Restate the data word for word and leave the images out.

[Begin]

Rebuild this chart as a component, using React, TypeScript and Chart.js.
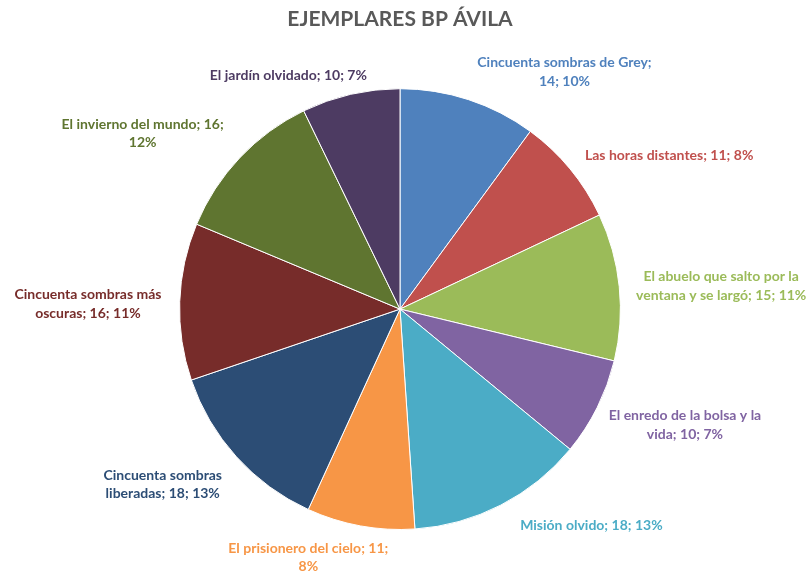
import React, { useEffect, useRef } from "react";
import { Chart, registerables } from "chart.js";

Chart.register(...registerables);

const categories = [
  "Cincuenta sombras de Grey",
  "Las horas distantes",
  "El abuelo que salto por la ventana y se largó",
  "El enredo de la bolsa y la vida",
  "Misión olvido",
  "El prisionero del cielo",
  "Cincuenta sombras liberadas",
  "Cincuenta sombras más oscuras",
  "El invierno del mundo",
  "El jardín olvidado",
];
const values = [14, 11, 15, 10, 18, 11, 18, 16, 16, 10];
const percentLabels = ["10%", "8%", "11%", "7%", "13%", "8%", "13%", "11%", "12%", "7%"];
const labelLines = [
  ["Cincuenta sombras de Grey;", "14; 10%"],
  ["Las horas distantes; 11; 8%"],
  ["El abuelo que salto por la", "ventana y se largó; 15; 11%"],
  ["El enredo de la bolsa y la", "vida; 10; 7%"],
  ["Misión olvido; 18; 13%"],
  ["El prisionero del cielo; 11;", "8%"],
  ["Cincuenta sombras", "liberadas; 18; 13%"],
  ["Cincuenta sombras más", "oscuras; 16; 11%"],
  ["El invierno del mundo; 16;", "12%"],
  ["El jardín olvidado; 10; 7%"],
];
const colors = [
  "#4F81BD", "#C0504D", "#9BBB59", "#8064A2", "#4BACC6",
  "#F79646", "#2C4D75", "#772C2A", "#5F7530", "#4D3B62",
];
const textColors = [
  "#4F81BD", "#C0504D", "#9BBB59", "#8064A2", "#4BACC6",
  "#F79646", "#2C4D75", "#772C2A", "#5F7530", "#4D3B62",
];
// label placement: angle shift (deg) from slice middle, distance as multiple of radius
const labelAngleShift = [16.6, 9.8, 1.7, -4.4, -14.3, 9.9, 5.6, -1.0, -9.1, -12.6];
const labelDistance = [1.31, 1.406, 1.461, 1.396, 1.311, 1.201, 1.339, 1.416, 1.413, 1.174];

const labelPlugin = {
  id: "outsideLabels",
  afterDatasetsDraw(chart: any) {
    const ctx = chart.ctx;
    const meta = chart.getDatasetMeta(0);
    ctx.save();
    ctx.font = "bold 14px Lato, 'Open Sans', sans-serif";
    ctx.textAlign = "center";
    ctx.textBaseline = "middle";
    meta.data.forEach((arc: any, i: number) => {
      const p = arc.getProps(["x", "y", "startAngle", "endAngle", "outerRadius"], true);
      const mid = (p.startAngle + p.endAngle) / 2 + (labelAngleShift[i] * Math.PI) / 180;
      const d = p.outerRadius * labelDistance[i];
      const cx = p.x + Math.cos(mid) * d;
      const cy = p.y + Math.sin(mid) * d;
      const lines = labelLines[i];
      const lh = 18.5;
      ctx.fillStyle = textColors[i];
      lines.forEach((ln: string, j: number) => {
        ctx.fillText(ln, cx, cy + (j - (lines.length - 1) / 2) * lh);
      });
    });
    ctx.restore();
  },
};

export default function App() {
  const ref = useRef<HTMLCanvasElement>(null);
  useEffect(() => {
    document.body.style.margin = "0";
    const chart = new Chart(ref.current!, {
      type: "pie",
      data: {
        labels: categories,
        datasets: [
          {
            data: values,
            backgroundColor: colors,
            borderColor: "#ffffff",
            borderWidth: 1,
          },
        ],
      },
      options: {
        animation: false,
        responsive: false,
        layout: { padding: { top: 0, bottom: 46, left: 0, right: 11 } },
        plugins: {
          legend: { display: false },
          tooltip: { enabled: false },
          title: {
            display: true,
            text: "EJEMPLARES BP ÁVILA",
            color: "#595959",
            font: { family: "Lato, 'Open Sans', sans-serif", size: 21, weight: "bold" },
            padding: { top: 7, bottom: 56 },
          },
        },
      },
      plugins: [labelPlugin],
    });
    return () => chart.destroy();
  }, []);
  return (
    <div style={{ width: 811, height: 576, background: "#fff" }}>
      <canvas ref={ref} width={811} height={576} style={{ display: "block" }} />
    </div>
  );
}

[End]

> Reply to the exercise
Rebuild this chart as a component, using React, TypeScript and Chart.js.
import React, { useEffect, useRef } from "react";
import { Chart, registerables } from "chart.js";

Chart.register(...registerables);

const categories = [
  "Cincuenta sombras de Grey",
  "Las horas distantes",
  "El abuelo que salto por la ventana y se largó",
  "El enredo de la bolsa y la vida",
  "Misión olvido",
  "El prisionero del cielo",
  "Cincuenta sombras liberadas",
  "Cincuenta sombras más oscuras",
  "El invierno del mundo",
  "El jardín olvidado",
];
const values = [14, 11, 15, 10, 18, 11, 18, 16, 16, 10];
const percentLabels = ["10%", "8%", "11%", "7%", "13%", "8%", "13%", "11%", "12%", "7%"];
const labelLines = [
  ["Cincuenta sombras de Grey;", "14; 10%"],
  ["Las horas distantes; 11; 8%"],
  ["El abuelo que salto por la", "ventana y se largó; 15; 11%"],
  ["El enredo de la bolsa y la", "vida; 10; 7%"],
  ["Misión olvido; 18; 13%"],
  ["El prisionero del cielo; 11;", "8%"],
  ["Cincuenta sombras", "liberadas; 18; 13%"],
  ["Cincuenta sombras más", "oscuras; 16; 11%"],
  ["El invierno del mundo; 16;", "12%"],
  ["El jardín olvidado; 10; 7%"],
];
const colors = [
  "#4F81BD", "#C0504D", "#9BBB59", "#8064A2", "#4BACC6",
  "#F79646", "#2C4D75", "#772C2A", "#5F7530", "#4D3B62",
];
const textColors = [
  "#4F81BD", "#C0504D", "#9BBB59", "#8064A2", "#4BACC6",
  "#F79646", "#2C4D75", "#772C2A", "#5F7530", "#4D3B62",
];
// label placement: angle shift (deg) from slice middle, distance as multiple of radius
const labelAngleShift = [16.6, 9.8, 1.7, -4.4, -14.3, 9.9, 5.6, -1.0, -9.1, -12.6];
const labelDistance = [1.31, 1.406, 1.461, 1.396, 1.311, 1.201, 1.339, 1.416, 1.413, 1.174];

const labelPlugin = {
  id: "outsideLabels",
  afterDatasetsDraw(chart: any) {
    const ctx = chart.ctx;
    const meta = chart.getDatasetMeta(0);
    ctx.save();
    ctx.font = "bold 14px Lato, 'Open Sans', sans-serif";
    ctx.textAlign = "center";
    ctx.textBaseline = "middle";
    meta.data.forEach((arc: any, i: number) => {
      const p = arc.getProps(["x", "y", "startAngle", "endAngle", "outerRadius"], true);
      const mid = (p.startAngle + p.endAngle) / 2 + (labelAngleShift[i] * Math.PI) / 180;
      const d = p.outerRadius * labelDistance[i];
      const cx = p.x + Math.cos(mid) * d;
      const cy = p.y + Math.sin(mid) * d;
      const lines = labelLines[i];
      const lh = 18.5;
      ctx.fillStyle = textColors[i];
      lines.forEach((ln: string, j: number) => {
        ctx.fillText(ln, cx, cy + (j - (lines.length - 1) / 2) * lh);
      });
    });
    ctx.restore();
  },
};

export default function App() {
  const ref = useRef<HTMLCanvasElement>(null);
  useEffect(() => {
    document.body.style.margin = "0";
    const chart = new Chart(ref.current!, {
      type: "pie",
      data: {
        labels: categories,
        datasets: [
          {
            data: values,
            backgroundColor: colors,
            borderColor: "#ffffff",
            borderWidth: 1,
          },
        ],
      },
      options: {
        animation: false,
        responsive: false,
        layout: { padding: { top: 0, bottom: 46, left: 0, right: 11 } },
        plugins: {
          legend: { display: false },
          tooltip: { enabled: false },
          title: {
            display: true,
            text: "EJEMPLARES BP ÁVILA",
            color: "#595959",
            font: { family: "Lato, 'Open Sans', sans-serif", size: 21, weight: "bold" },
            padding: { top: 7, bottom: 56 },
          },
        },
      },
      plugins: [labelPlugin],
    });
    return () => chart.destroy();
  }, []);
  return (
    <div style={{ width: 811, height: 576, background: "#fff" }}>
      <canvas ref={ref} width={811} height={576} style={{ display: "block" }} />
    </div>
  );
}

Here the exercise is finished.